Europe, which saw annual installation growth of 38% in 2022 and 26% in 2023, is expected to see an average annual growth of 4% over the next five years. The report cites a spike in retail rates as the energy crisis wears off, the slowing down of distributed solar growth and grid infrastructure capacity limits for the slowing down.
Average growth in the United States, which reached 27% between 2019 and 2023, is expected to fall to 6% between 2024 and 2028. But Wood Mackenzie expects the full breadth of the Inflation Reduction Act to materialize in 2024. It predicts this will lead to more contracted utility-scale solar projects, benefits for the distributed solar segment, and see the U.S. domestic module manufacturing sector nearly triple in 2024, with 40 GW of capacity expected to be operational by the end of the year.
The analysis firm also forecasts solar manufacturing will face “a reckoning” in 2024.

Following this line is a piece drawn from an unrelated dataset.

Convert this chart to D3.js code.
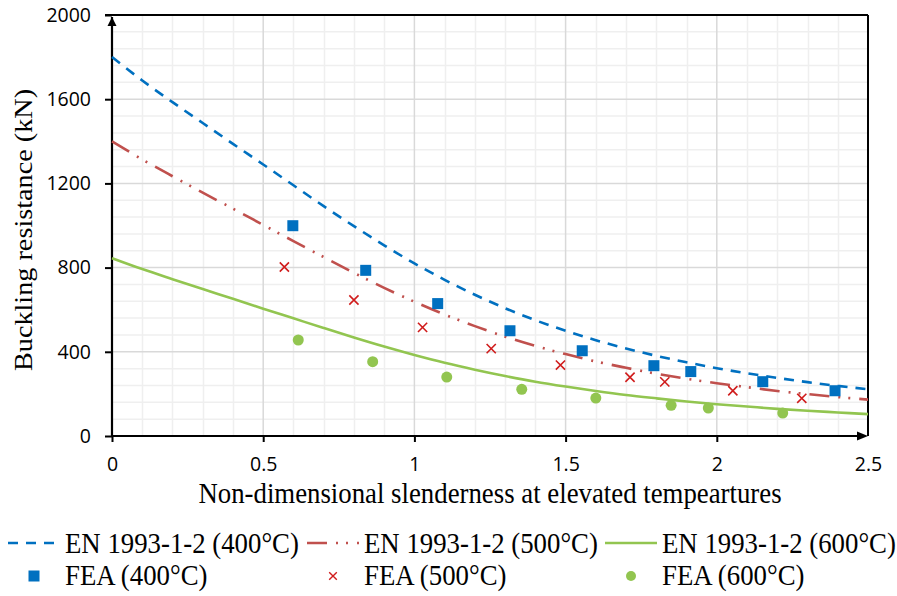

Market expansion has been primarily driven by China, whose module manufacturing capacity alone is already nearly three times global demand. This oversupply is driving China to module price record lows and Wood Mackenzie says cheaper Chinese modules will challenge many countries’ plans to build out vertically integrated domestic solar supply chains. It predicts many planned facilities will fail to materialize, while existing facilities will be hard-pressed to stay in business as utilization rates decline.
“This is not new – solar manufacturing is known as being a notoriously challenging business. But the sector has also never been this large. With global demand growth slowing, manufacturers will have to be as innovative as ever to remain a going concern,” the report states.